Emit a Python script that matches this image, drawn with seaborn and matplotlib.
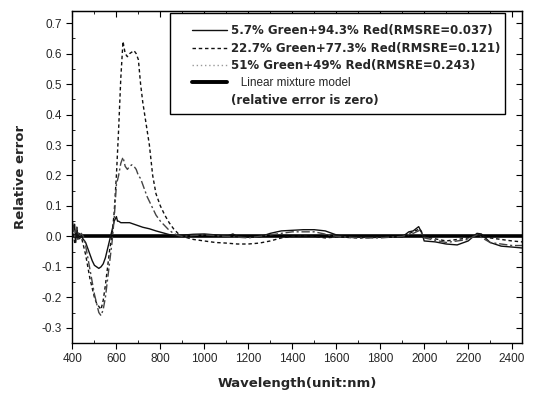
☆ ☆ ☆ ☆ ☆ ☆ ☆
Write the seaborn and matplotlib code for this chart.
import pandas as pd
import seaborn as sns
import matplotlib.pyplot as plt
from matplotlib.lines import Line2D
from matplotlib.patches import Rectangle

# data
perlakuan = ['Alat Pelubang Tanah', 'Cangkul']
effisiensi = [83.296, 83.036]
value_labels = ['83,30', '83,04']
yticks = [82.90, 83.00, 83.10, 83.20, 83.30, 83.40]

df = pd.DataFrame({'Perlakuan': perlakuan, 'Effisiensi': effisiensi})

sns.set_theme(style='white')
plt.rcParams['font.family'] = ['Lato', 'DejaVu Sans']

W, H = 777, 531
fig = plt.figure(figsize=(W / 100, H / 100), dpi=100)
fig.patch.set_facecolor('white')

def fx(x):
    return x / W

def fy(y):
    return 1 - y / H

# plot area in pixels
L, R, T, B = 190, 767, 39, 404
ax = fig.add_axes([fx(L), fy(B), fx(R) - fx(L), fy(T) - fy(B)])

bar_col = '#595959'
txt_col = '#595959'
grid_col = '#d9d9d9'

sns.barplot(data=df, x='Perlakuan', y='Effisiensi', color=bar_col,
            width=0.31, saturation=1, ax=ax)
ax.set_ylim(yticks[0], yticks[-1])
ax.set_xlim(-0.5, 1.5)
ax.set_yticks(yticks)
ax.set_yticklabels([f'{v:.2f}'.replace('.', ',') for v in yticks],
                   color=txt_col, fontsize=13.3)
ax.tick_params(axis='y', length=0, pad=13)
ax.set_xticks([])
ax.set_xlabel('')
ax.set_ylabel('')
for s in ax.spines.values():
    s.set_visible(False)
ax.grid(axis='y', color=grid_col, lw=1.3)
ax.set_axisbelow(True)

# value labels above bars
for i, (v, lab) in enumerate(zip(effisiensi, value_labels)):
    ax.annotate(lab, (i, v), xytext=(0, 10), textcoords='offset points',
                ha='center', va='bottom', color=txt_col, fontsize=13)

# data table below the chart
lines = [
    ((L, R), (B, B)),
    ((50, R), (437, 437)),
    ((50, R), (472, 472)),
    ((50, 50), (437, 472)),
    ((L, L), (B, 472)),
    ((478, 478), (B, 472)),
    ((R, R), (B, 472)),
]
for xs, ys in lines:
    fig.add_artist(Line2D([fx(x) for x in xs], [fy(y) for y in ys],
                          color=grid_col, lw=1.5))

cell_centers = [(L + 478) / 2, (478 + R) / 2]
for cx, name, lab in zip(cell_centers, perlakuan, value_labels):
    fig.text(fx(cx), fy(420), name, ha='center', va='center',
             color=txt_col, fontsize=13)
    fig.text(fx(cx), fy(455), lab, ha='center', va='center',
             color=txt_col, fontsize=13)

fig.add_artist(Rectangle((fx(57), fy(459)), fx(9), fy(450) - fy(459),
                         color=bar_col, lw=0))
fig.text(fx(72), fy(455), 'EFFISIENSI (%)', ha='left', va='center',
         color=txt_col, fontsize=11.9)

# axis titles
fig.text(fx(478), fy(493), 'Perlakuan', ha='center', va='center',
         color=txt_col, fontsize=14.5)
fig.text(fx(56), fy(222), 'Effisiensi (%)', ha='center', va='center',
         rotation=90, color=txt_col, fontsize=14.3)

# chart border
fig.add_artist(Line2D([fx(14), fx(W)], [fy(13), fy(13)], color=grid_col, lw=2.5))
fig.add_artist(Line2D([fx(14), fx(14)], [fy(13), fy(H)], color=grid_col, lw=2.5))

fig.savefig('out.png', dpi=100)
☆ ☆ ☆ ☆ ☆ ☆ ☆
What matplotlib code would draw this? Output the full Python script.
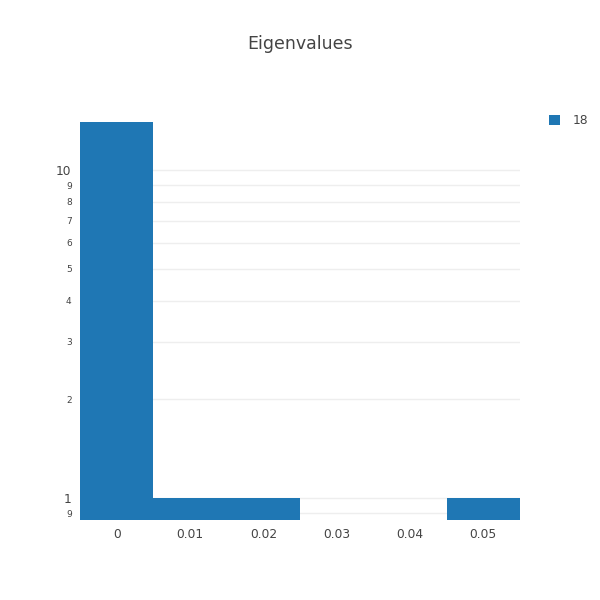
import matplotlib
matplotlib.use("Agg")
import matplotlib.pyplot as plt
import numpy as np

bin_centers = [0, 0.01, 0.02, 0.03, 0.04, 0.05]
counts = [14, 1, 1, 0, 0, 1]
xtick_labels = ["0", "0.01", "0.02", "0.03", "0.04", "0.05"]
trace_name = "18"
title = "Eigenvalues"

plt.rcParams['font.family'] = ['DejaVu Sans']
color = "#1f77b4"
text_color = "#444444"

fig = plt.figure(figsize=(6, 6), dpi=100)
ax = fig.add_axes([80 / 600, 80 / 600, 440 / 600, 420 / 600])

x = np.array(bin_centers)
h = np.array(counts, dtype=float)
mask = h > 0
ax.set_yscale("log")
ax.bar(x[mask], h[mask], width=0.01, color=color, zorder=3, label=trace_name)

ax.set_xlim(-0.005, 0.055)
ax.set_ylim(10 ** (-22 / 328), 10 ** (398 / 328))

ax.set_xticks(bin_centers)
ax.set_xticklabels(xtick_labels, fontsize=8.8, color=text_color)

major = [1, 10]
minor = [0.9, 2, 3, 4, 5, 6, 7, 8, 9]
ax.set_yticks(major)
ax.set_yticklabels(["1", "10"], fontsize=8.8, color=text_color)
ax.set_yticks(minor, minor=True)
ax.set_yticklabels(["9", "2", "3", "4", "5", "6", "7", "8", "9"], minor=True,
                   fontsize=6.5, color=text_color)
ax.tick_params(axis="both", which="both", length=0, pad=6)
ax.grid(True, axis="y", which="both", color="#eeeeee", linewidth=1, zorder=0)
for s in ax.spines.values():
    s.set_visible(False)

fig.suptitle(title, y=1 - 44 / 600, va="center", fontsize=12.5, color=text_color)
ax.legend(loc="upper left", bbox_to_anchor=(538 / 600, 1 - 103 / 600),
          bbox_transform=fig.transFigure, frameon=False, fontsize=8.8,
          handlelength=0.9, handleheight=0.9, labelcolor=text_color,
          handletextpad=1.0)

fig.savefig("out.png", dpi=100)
☆ ☆ ☆ ☆ ☆ ☆ ☆
Out of the data above, set down the lines from the one with "Write the seaborn" to the one with "ax.set_axisbelow(True)", both included, exactly as written and with no additions.

◆ Correct output
Write the seaborn and matplotlib code for this chart.
import pandas as pd
import seaborn as sns
import matplotlib.pyplot as plt
from matplotlib.lines import Line2D
from matplotlib.patches import Rectangle

# data
perlakuan = ['Alat Pelubang Tanah', 'Cangkul']
effisiensi = [83.296, 83.036]
value_labels = ['83,30', '83,04']
yticks = [82.90, 83.00, 83.10, 83.20, 83.30, 83.40]

df = pd.DataFrame({'Perlakuan': perlakuan, 'Effisiensi': effisiensi})

sns.set_theme(style='white')
plt.rcParams['font.family'] = ['Lato', 'DejaVu Sans']

W, H = 777, 531
fig = plt.figure(figsize=(W / 100, H / 100), dpi=100)
fig.patch.set_facecolor('white')

def fx(x):
    return x / W

def fy(y):
    return 1 - y / H

# plot area in pixels
L, R, T, B = 190, 767, 39, 404
ax = fig.add_axes([fx(L), fy(B), fx(R) - fx(L), fy(T) - fy(B)])

bar_col = '#595959'
txt_col = '#595959'
grid_col = '#d9d9d9'

sns.barplot(data=df, x='Perlakuan', y='Effisiensi', color=bar_col,
            width=0.31, saturation=1, ax=ax)
ax.set_ylim(yticks[0], yticks[-1])
ax.set_xlim(-0.5, 1.5)
ax.set_yticks(yticks)
ax.set_yticklabels([f'{v:.2f}'.replace('.', ',') for v in yticks],
                   color=txt_col, fontsize=13.3)
ax.tick_params(axis='y', length=0, pad=13)
ax.set_xticks([])
ax.set_xlabel('')
ax.set_ylabel('')
for s in ax.spines.values():
    s.set_visible(False)
ax.grid(axis='y', color=grid_col, lw=1.3)
ax.set_axisbelow(True)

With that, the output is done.